═════ DATASET EXCERPT

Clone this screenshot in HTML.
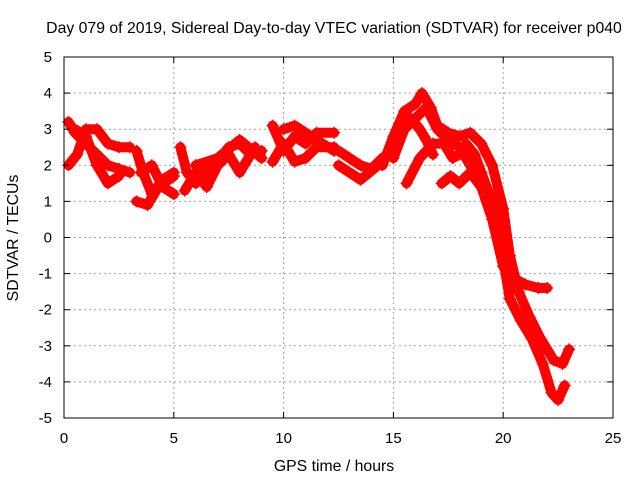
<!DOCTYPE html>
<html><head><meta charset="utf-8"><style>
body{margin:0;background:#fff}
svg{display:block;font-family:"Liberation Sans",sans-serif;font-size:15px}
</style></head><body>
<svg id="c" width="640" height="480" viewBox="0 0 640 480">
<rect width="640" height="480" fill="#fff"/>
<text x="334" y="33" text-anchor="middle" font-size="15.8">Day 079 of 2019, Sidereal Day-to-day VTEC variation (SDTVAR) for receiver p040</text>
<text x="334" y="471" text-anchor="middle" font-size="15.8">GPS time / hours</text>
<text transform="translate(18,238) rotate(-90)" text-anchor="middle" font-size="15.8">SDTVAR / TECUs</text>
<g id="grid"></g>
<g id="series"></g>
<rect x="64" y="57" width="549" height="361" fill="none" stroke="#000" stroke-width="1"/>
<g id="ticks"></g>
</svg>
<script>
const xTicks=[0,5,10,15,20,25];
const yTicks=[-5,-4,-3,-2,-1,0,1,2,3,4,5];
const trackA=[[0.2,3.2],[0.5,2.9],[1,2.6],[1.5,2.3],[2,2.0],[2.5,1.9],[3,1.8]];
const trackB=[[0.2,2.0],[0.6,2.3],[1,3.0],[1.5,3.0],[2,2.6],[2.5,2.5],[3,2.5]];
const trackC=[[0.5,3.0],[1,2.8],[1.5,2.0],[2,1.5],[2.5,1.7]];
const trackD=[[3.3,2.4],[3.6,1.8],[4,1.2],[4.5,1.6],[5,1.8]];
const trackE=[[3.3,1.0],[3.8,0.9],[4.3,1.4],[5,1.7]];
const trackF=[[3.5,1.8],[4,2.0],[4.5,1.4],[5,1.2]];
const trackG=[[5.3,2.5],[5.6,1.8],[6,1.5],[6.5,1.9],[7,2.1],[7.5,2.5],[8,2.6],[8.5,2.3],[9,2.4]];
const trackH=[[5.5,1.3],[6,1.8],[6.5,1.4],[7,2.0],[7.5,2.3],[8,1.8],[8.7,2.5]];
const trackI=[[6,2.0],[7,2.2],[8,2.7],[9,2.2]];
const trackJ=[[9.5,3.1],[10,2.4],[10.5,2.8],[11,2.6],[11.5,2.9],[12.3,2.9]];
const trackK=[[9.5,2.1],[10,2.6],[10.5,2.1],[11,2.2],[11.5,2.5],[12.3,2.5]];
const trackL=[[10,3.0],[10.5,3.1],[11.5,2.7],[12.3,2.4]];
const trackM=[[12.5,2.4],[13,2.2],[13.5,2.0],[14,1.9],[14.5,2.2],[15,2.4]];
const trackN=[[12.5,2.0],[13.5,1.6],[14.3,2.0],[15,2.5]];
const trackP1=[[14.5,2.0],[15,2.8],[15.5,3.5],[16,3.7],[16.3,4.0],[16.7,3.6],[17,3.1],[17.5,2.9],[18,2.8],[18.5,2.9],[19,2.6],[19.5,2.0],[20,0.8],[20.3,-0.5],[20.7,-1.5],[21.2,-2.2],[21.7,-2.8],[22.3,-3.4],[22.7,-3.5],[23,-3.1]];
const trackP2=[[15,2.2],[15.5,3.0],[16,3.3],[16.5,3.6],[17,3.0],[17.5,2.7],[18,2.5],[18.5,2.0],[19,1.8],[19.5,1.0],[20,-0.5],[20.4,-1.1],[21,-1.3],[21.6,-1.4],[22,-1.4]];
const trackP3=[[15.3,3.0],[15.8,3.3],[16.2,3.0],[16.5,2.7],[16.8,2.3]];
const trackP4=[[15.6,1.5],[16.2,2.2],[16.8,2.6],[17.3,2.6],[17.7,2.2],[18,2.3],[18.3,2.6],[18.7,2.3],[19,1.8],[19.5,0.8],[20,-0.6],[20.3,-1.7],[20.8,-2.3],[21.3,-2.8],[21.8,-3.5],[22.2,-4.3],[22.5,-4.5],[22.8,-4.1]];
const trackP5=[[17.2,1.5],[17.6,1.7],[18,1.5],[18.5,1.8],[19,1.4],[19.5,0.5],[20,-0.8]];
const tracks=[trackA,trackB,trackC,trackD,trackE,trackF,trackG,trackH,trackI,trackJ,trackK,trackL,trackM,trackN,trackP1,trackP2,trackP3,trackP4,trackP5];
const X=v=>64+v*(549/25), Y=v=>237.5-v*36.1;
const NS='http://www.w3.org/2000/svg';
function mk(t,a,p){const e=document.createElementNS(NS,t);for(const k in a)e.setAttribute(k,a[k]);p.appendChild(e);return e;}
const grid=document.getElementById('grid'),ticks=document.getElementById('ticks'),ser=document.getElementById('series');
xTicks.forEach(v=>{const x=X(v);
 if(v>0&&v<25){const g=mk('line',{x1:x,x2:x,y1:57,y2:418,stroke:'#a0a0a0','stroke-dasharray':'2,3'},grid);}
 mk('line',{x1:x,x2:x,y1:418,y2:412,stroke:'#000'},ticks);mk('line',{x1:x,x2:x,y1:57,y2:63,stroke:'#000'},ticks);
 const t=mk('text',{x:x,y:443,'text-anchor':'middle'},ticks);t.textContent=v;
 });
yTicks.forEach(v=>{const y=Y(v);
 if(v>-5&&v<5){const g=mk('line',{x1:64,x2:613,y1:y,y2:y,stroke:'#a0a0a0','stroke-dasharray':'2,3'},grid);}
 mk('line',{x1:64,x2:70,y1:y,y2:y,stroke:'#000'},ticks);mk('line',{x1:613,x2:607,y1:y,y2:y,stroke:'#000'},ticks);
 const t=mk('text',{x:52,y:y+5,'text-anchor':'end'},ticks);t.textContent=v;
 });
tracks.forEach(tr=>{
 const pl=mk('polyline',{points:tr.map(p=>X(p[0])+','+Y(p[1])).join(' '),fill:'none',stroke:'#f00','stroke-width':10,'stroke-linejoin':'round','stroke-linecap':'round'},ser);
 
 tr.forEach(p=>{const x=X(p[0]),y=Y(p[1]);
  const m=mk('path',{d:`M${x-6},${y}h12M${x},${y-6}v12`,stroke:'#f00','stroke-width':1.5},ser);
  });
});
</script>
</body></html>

══════════

**DIRECTIVE**
Return the listing above unchanged, apart from dropping its pictures.

**TASK SOLUTION**
Clone this screenshot in HTML.
<!DOCTYPE html>
<html><head><meta charset="utf-8"><style>
body{margin:0;background:#fff}
svg{display:block;font-family:"Liberation Sans",sans-serif;font-size:15px}
</style></head><body>
<svg id="c" width="640" height="480" viewBox="0 0 640 480">
<rect width="640" height="480" fill="#fff"/>
<text x="334" y="33" text-anchor="middle" font-size="15.8">Day 079 of 2019, Sidereal Day-to-day VTEC variation (SDTVAR) for receiver p040</text>
<text x="334" y="471" text-anchor="middle" font-size="15.8">GPS time / hours</text>
<text transform="translate(18,238) rotate(-90)" text-anchor="middle" font-size="15.8">SDTVAR / TECUs</text>
<g id="grid"></g>
<g id="series"></g>
<rect x="64" y="57" width="549" height="361" fill="none" stroke="#000" stroke-width="1"/>
<g id="ticks"></g>
</svg>
<script>
const xTicks=[0,5,10,15,20,25];
const yTicks=[-5,-4,-3,-2,-1,0,1,2,3,4,5];
const trackA=[[0.2,3.2],[0.5,2.9],[1,2.6],[1.5,2.3],[2,2.0],[2.5,1.9],[3,1.8]];
const trackB=[[0.2,2.0],[0.6,2.3],[1,3.0],[1.5,3.0],[2,2.6],[2.5,2.5],[3,2.5]];
const trackC=[[0.5,3.0],[1,2.8],[1.5,2.0],[2,1.5],[2.5,1.7]];
const trackD=[[3.3,2.4],[3.6,1.8],[4,1.2],[4.5,1.6],[5,1.8]];
const trackE=[[3.3,1.0],[3.8,0.9],[4.3,1.4],[5,1.7]];
const trackF=[[3.5,1.8],[4,2.0],[4.5,1.4],[5,1.2]];
const trackG=[[5.3,2.5],[5.6,1.8],[6,1.5],[6.5,1.9],[7,2.1],[7.5,2.5],[8,2.6],[8.5,2.3],[9,2.4]];
const trackH=[[5.5,1.3],[6,1.8],[6.5,1.4],[7,2.0],[7.5,2.3],[8,1.8],[8.7,2.5]];
const trackI=[[6,2.0],[7,2.2],[8,2.7],[9,2.2]];
const trackJ=[[9.5,3.1],[10,2.4],[10.5,2.8],[11,2.6],[11.5,2.9],[12.3,2.9]];
const trackK=[[9.5,2.1],[10,2.6],[10.5,2.1],[11,2.2],[11.5,2.5],[12.3,2.5]];
const trackL=[[10,3.0],[10.5,3.1],[11.5,2.7],[12.3,2.4]];
const trackM=[[12.5,2.4],[13,2.2],[13.5,2.0],[14,1.9],[14.5,2.2],[15,2.4]];
const trackN=[[12.5,2.0],[13.5,1.6],[14.3,2.0],[15,2.5]];
const trackP1=[[14.5,2.0],[15,2.8],[15.5,3.5],[16,3.7],[16.3,4.0],[16.7,3.6],[17,3.1],[17.5,2.9],[18,2.8],[18.5,2.9],[19,2.6],[19.5,2.0],[20,0.8],[20.3,-0.5],[20.7,-1.5],[21.2,-2.2],[21.7,-2.8],[22.3,-3.4],[22.7,-3.5],[23,-3.1]];
const trackP2=[[15,2.2],[15.5,3.0],[16,3.3],[16.5,3.6],[17,3.0],[17.5,2.7],[18,2.5],[18.5,2.0],[19,1.8],[19.5,1.0],[20,-0.5],[20.4,-1.1],[21,-1.3],[21.6,-1.4],[22,-1.4]];
const trackP3=[[15.3,3.0],[15.8,3.3],[16.2,3.0],[16.5,2.7],[16.8,2.3]];
const trackP4=[[15.6,1.5],[16.2,2.2],[16.8,2.6],[17.3,2.6],[17.7,2.2],[18,2.3],[18.3,2.6],[18.7,2.3],[19,1.8],[19.5,0.8],[20,-0.6],[20.3,-1.7],[20.8,-2.3],[21.3,-2.8],[21.8,-3.5],[22.2,-4.3],[22.5,-4.5],[22.8,-4.1]];
const trackP5=[[17.2,1.5],[17.6,1.7],[18,1.5],[18.5,1.8],[19,1.4],[19.5,0.5],[20,-0.8]];
const tracks=[trackA,trackB,trackC,trackD,trackE,trackF,trackG,trackH,trackI,trackJ,trackK,trackL,trackM,trackN,trackP1,trackP2,trackP3,trackP4,trackP5];
const X=v=>64+v*(549/25), Y=v=>237.5-v*36.1;
const NS='http://www.w3.org/2000/svg';
function mk(t,a,p){const e=document.createElementNS(NS,t);for(const k in a)e.setAttribute(k,a[k]);p.appendChild(e);return e;}
const grid=document.getElementById('grid'),ticks=document.getElementById('ticks'),ser=document.getElementById('series');
xTicks.forEach(v=>{const x=X(v);
 if(v>0&&v<25){const g=mk('line',{x1:x,x2:x,y1:57,y2:418,stroke:'#a0a0a0','stroke-dasharray':'2,3'},grid);}
 mk('line',{x1:x,x2:x,y1:418,y2:412,stroke:'#000'},ticks);mk('line',{x1:x,x2:x,y1:57,y2:63,stroke:'#000'},ticks);
 const t=mk('text',{x:x,y:443,'text-anchor':'middle'},ticks);t.textContent=v;
 });
yTicks.forEach(v=>{const y=Y(v);
 if(v>-5&&v<5){const g=mk('line',{x1:64,x2:613,y1:y,y2:y,stroke:'#a0a0a0','stroke-dasharray':'2,3'},grid);}
 mk('line',{x1:64,x2:70,y1:y,y2:y,stroke:'#000'},ticks);mk('line',{x1:613,x2:607,y1:y,y2:y,stroke:'#000'},ticks);
 const t=mk('text',{x:52,y:y+5,'text-anchor':'end'},ticks);t.textContent=v;
 });
tracks.forEach(tr=>{
 const pl=mk('polyline',{points:tr.map(p=>X(p[0])+','+Y(p[1])).join(' '),fill:'none',stroke:'#f00','stroke-width':10,'stroke-linejoin':'round','stroke-linecap':'round'},ser);
 
 tr.forEach(p=>{const x=X(p[0]),y=Y(p[1]);
  const m=mk('path',{d:`M${x-6},${y}h12M${x},${y-6}v12`,stroke:'#f00','stroke-width':1.5},ser);
  });
});
</script>
</body></html>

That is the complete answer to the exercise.